FOOD TOURISM IN ETHIOPIA - Ethiopia’s first Traveling Spoon Food Host
A good friend, Alison Burgh of Acorn Tourism Consulting, introduced me to the Traveling Spoon team. I got to know Alison while working on tourism marketing materials production for Ethiopian Tourism Organization. I also organized a trip for Alison and her husband David to the Danakil Depression whereby they came to my home and had dinner with my family.
Looking at the Traveling Spoon website and the opportunities it offered, both myself and my wife, Tigist, decided to become hosts, so we could meet people from all over the world with different cultural backgrounds. I had a phone call with the Traveling Spoon team and completed the application form online with my family profile. The Traveling Spoon Ambassadors then visited us, took pictures and forwarded them to the Traveling Spoon team with their review that you can find on our profile. We had a wonderful time with them.
With the Traveling Spoon team we set the price for the experiences we could offer, including a local market visit, cooking class, traditional meal and transportation to and from a guests hotel. With the pictures from the ambassadors and information from the application questionnaire the team developed our profile. It really looks great.
For the local market tour, we take you to the spice section, recycling area, where cereals are sold and the vegetable markets. During the market tour we help you engage your five senses: see the settings of the market, smell some spices, taste pepper or chick bean powder, feel the finest cereal called teff (to make Injera) and listen to the locals exchanging. We teach you the ingredients we source from the market before it appears on the plate. The locals at keta market are not used to foreigners and will follow or watch you while you are visiting. However, they are friendly and welcoming.

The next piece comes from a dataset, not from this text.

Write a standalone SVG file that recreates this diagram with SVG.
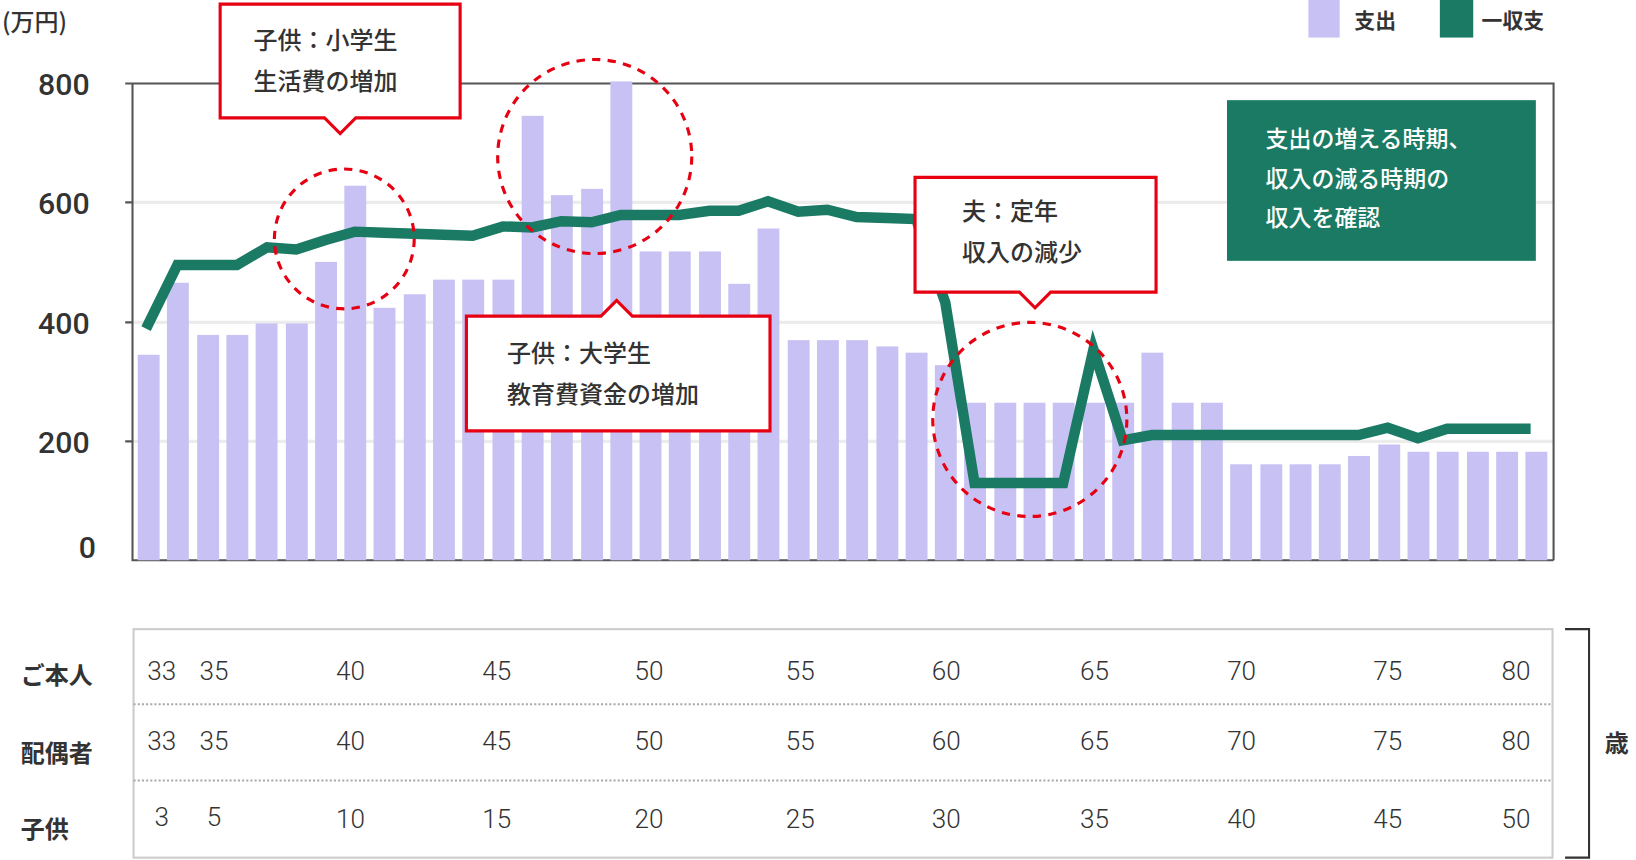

Once you are at our home, you will be introduced to the family members including my wife Tigist who conducts the cooking class and my three boys Ebba, Moti and Kaku. The boys are home only during weekends and when the school is closed (June, July and August). Then, you cook one dish from scratch with the help from Tigist; as well as clean, roast and grind coffee beans. Moreover, you will also pour Injera – our staple food. Finally, you will enjoy a traditional meal, sharing with the family from one plate.